En tant que pionnier, nous avons acquis de l’expérience et un savoir-faire bas carbone grâce à nos réglementations novatrices (RT 2012 et RE2020). Cette avance est un avantage concurrentiel vis-à-vis du secteur européen de la construction, à mettre à profit au service d’un monde immobilier durable.
La neutralité carbone en 2050 comme objectif !
Les directives européennes telles que la CSRD, la taxonomie verte et l'EPBD mettent en lumière l'importance cruciale de l'Analyse de Cycle de Vie (ACV) dans le secteur de la construction. En intégrant l'ACV comme un pilier central de leurs exigences, ces directives visent à assurer une évaluation complète et rigoureuse des impacts environnementaux des bâtiments, de leur conception à leur démolition.

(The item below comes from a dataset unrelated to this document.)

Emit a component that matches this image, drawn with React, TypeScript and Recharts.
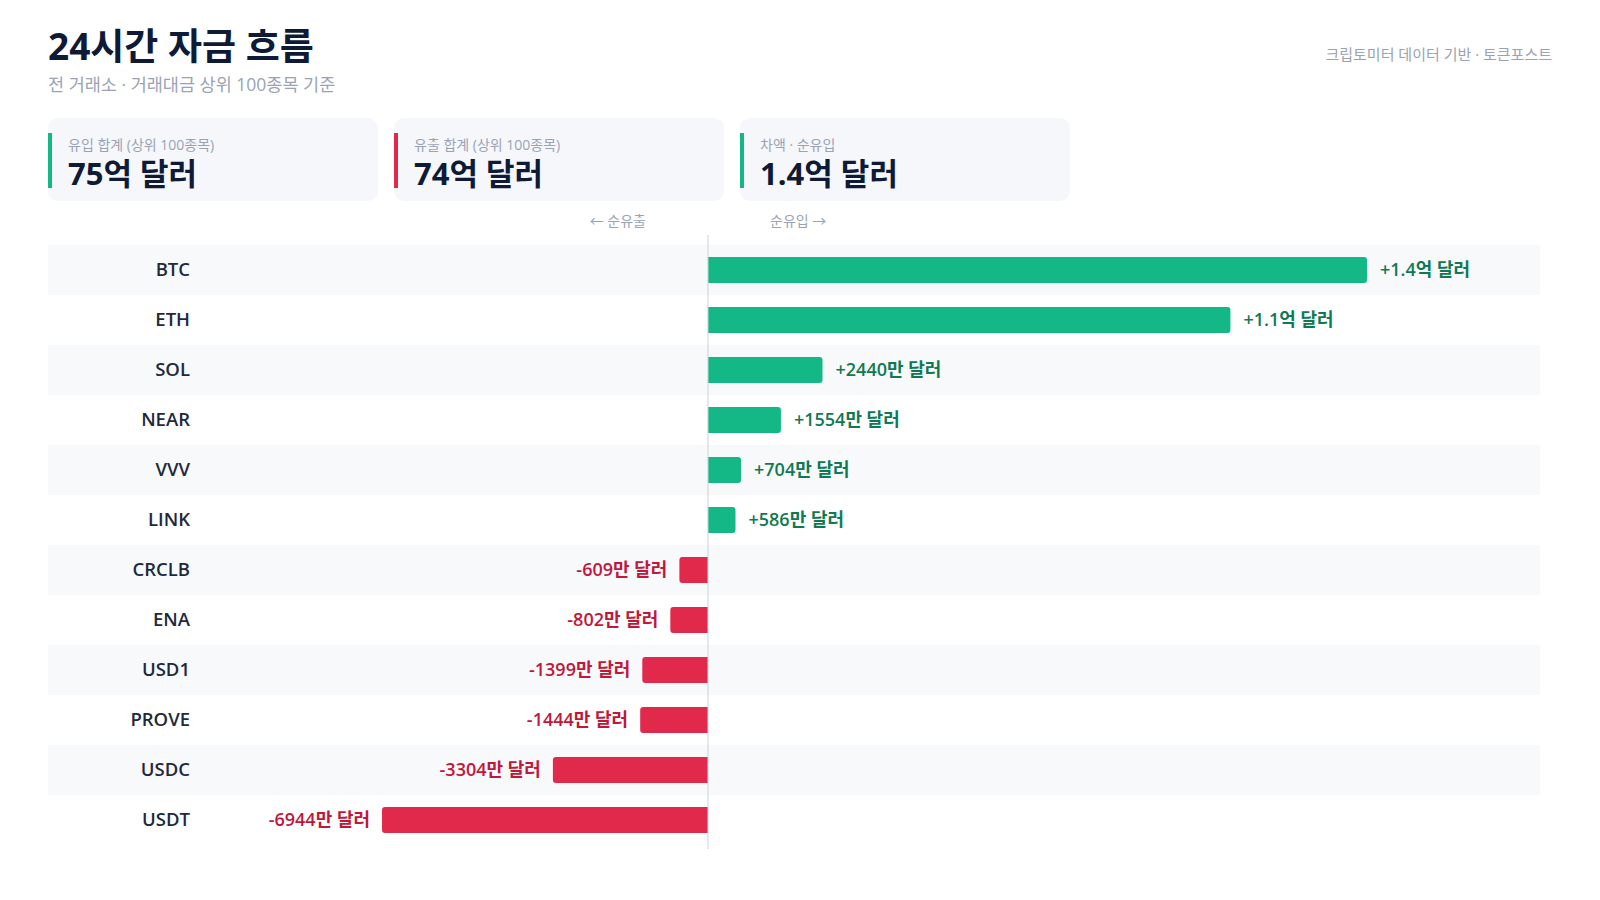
import React from "react";
import { BarChart, Bar, XAxis, YAxis, Cell, LabelList, ReferenceArea, ReferenceLine } from "recharts";

// values in 만 달러 (10,000 USD)
const coins = ["BTC", "ETH", "SOL", "NEAR", "VVV", "LINK", "CRCLB", "ENA", "USD1", "PROVE", "USDC", "USDT"];
const netFlow = [14040, 11130, 2440, 1554, 704, 586, -609, -802, -1399, -1444, -3304, -6944];

const kpiLabels = ["유입 합계 (상위 100종목)", "유출 합계 (상위 100종목)", "차액 · 순유입"];
const kpiValues = ["75억 달러", "74억 달러", "1.4억 달러"];
const kpiAccents = ["#13b886", "#e0294b", "#13b886"];

const data = coins.map((name, i) => ({ name, value: netFlow[i] }));

const GREEN = "#13b886";
const RED = "#e0294b";
const GREEN_TXT = "#0f7a52";
const RED_TXT = "#c0173a";
const FONT = "'Open Sans', 'Noto Sans CJK KR', sans-serif";

function fmt(v: number) {
  const sign = v >= 0 ? "+" : "-";
  const a = Math.abs(v);
  if (a >= 10000) return `${sign}${(a / 10000).toFixed(1)}억 달러`;
  return `${sign}${a}만 달러`;
}

function BarShape(props: any) {
  const { x, y, width, height, payload } = props;
  const left = Math.min(x, x + width);
  const w = Math.abs(width);
  const r = Math.min(3, w / 2);
  const top = y;
  const bot = y + height;
  let d: string;
  if (payload.value >= 0) {
    d = `M${left},${top} L${left + w - r},${top} Q${left + w},${top} ${left + w},${top + r} L${left + w},${bot - r} Q${left + w},${bot} ${left + w - r},${bot} L${left},${bot} Z`;
  } else {
    const right = left + w;
    d = `M${right},${top} L${left + r},${top} Q${left},${top} ${left},${top + r} L${left},${bot - r} Q${left},${bot} ${left + r},${bot} L${right},${bot} Z`;
  }
  return <path d={d} fill={payload.value >= 0 ? GREEN : RED} />;
}

function ValueLabel(props: any) {
  const { x, y, width, height, value } = props;
  const left = Math.min(x, x + width);
  const right = Math.max(x, x + width);
  const pos = value >= 0;
  return (
    <text
      x={pos ? right + 13 : left - 12}
      y={y + height / 2}
      dy="0.35em"
      textAnchor={pos ? "start" : "end"}
      fontFamily={FONT}
      fontWeight={600}
      fontSize={18}
      fill={pos ? GREEN_TXT : RED_TXT}
    >
      {fmt(value)}
    </text>
  );
}

function CoinTick(props: any) {
  const { y, payload } = props;
  return (
    <text x={142} y={y} dy="0.35em" textAnchor="end" fontFamily={FONT} fontWeight={600} fontSize={18.5} fill="#1e293b">
      {payload.value}
    </text>
  );
}

function ZeroLine(props: any) {
  const { x1, x2, y1, y2 } = props;
  return (
    <line x1={x1} x2={x2} y1={Math.min(y1, y2) - 10} y2={Math.max(y1, y2) + 4} stroke="#cbd2dc" strokeWidth={1} />
  );
}

export default function App() {
  return (
    <div style={{ position: "absolute", left: 0, top: 0, width: 1600, height: 900, background: "#ffffff", fontFamily: FONT }}>
      <div style={{ position: "absolute", left: 48, top: 24, fontSize: 37, fontWeight: 700, color: "#0f1a36", lineHeight: "44px" }}>
        24시간 자금 흐름
      </div>
      <div style={{ position: "absolute", left: 48, top: 72, fontSize: 17.5, color: "#9aa3b5", lineHeight: "24px" }}>
        전 거래소 · 거래대금 상위 100종목 기준
      </div>
      <div style={{ position: "absolute", right: 48, top: 44, fontSize: 15, color: "#9aa3b5", lineHeight: "20px" }}>
        크립토미터 데이터 기반 · 토큰포스트
      </div>

      {kpiLabels.map((lab, i) => (
        <div
          key={lab}
          style={{
            position: "absolute",
            left: 48 + i * 346,
            top: 118,
            width: 330,
            height: 83,
            borderRadius: 10,
            background: "#f5f7fb",
          }}
        >
          <div style={{ position: "absolute", left: 0, top: 15, width: 4, height: 55, background: kpiAccents[i] }} />
          <div style={{ position: "absolute", left: 20, top: 18, fontSize: 14, color: "#9aa3b5", lineHeight: "18px" }}>{lab}</div>
          <div style={{ position: "absolute", left: 20, top: 35, fontSize: 31, fontWeight: 700, color: "#0f1a36", lineHeight: "40px" }}>
            {kpiValues[i]}
          </div>
        </div>
      ))}

      <div style={{ position: "absolute", right: 1600 - 646, top: 211, fontSize: 14, color: "#9aa3b5", lineHeight: "19px" }}>← 순유출</div>
      <div style={{ position: "absolute", left: 770, top: 211, fontSize: 14, color: "#9aa3b5", lineHeight: "19px" }}>순유입 →</div>

      <div style={{ position: "absolute", left: 48, top: 235 }}>
        <BarChart
          width={1492}
          height={614}
          data={data}
          layout="vertical"
          margin={{ top: 10, right: 0, bottom: 4, left: 0 }}
          barSize={26}
        >
          {coins.map((c, i) =>
            i % 2 === 0 ? (
              <ReferenceArea key={c} y1={c} y2={c} fill="#f8f9fb" fillOpacity={1} stroke="none" />
            ) : null
          )}
          <XAxis type="number" domain={[-14060, 17725]} hide allowDataOverflow />
          <YAxis type="category" dataKey="name" mirror axisLine={false} tickLine={false} tick={<CoinTick />} interval={0} />
          <ReferenceLine x={0} shape={<ZeroLine />} />
          <Bar dataKey="value" isAnimationActive={false} shape={<BarShape />}>
            {data.map((d) => (
              <Cell key={d.name} fill={d.value >= 0 ? GREEN : RED} />
            ))}
            <LabelList dataKey="value" content={<ValueLabel />} />
          </Bar>
        </BarChart>
      </div>
    </div>
  );
}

La CSRD oblige les entreprises à déclarer leurs émissions de gaz à effet de serre, y compris celles du Scope 3 qui couvrent l'ensemble de la chaîne de valeur, nécessitant une analyse détaillée de leur cycle de vie (ACV) pour mesurer et réduire les émissions, englobant les matériaux, la construction, l'utilisation et la fin de vie des bâtiments.
La taxonomie verte de l'UE, avec des critères stricts pour classer les activités économiques comme durables, exige une ACV pour les grands bâtiments (plus de 5000 m²) afin d'évaluer l'impact environnemental total, alignant le bilan carbone sur des seuils spécifiques et nécessitant des certifications énergétiques pour promouvoir des pratiques écologiques.
Par ailleurs, la directive EPBD vise à améliorer la performance énergétique des bâtiments, imposant des certificats de performance énergétique et encourageant la rénovation pour réduire la consommation d'énergie, faisant de l'ACV un outil essentiel pour optimiser cette performance tout au long de la vie des bâtiments.
Avec ces réglementations, il devient clair que l'ACV est indispensable pour atteindre les objectifs de durabilité de l'UE. Les entreprises et les acteurs du secteur de la construction devront systématiquement intégrer l'ACV dans leurs processus pour répondre aux exigences réglementaires et contribuer à une économie décarbonée.